The Anholt-GfK Roper Nation Brands Index is the study that Austrade most often cites as its benchmark.  It’s an annual study of 20,000 adults in 20 countries, exploring what it calls ’six dimensions of national competence’.  So what’s the problem that this study uncovers about Australia’s current reputation and image that needs fixing?

On the surface, there isn’t much of one.  For the past two years, Australia has ranked a creditable 9th on the Anholt index, which, when compared to our current IMF ranking as the 14th largest economy, suggests our global reputation is healthier than your average nation.   Australia’s relative overperformance on the index is explained by three factors : the perceived quality of our governance, the relatable and easy-going character of our people and the timeless pull of our land as a tourism destination.  No riveting surprises there.  But given a deep national discomfort with coming ninth at anything, what can Australia do to lift its reputation further?

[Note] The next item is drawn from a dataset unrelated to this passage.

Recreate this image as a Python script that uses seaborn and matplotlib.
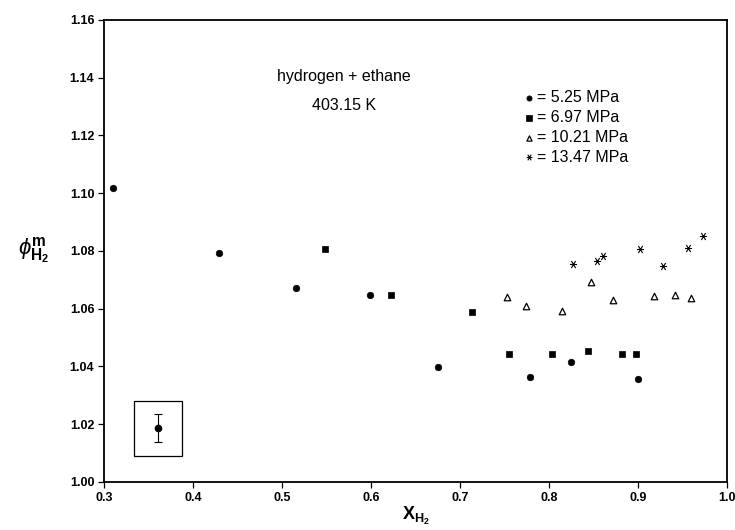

According to the Anholt study, we are marked down on two important reputational drivers, both relating to the national culture.  The first is a poor international grasp of Australia’s cultural heritage in both past and present tenses.  For many people internationally Australia is a “don’t know” when it comes to questions of a cultural pulse, let alone a lifeblood (with precious little help from Tourism Australia’s recent efforts to set the record straight there).   The second problem is a shallow understanding of Australia’s business culture, its worldliness or its contribution to innovation through science and technology.  In particular, the nation lacks obvious ‘global pin ups’ that evidence our ability to deliver breakthrough thinking that’s worthy of investing in.

Unsurprisingly, it’s this vacuum of knowledge around Australia’s business culture and capability that’s the centrepiece of the Austrade effort.  The launch video for Australia Unlimited seeks to link the boundless nature of the Australian landmass to an attitude inherent in its people, to be unfettered in their thinking; to be bold, creative, driven.  It’s encouraging that these poetic claims are beginning to be backed up by concrete examples of home-grown inventiveness capable of surprising even most locals.  To our store of familiar homeland firsts, like the invention of the bionic ear, the black box flight recorder and spray-on skin, we now learn that Australians have had a big hand in wi-fi, Google Maps and wave energy capture.

These concrete examples of national ingenuity put into practice what Henry Ford once said; that “you can’t build a reputation on what you are going to do”.   To move its business reputation forward, Australia needs to challenge, rather than lean upon, easy cultural stereotypes.  It needs to tell new and deeper stories – and to create new kinds of heroes in business, the arts, science and technology, who are doing something incredibly worthy of the world’s attention.

While the debate around Australia Unlimited to date has focused upon logos and endlines, its long term success depends upon a growing number of Australian organisations, in the private and public sector, connecting with the initiative to lend it credibility and authentic meaning.  A fascinating role model in community engagement and national storytelling is South Korea, that has committed to a 10 point plan for developing its international reputation and image, just one small element of which is its brand identity.  For instance, it has committed to dispatching 3,000 volunteers abroad each year to help promote the nation, to invest in taekwondo as Korea’s signature global sport, to actively assist neighbouring nations to learn how to build fast-growing broadband-enabled economies like their own and to create home-and-away scholarship programs to engender deeper cultural exchange.

It’s this bias for action, dialogue and enthusiastic engagement with the world that will help change a nation’s stereotypical image more profoundly than all the logos in the world.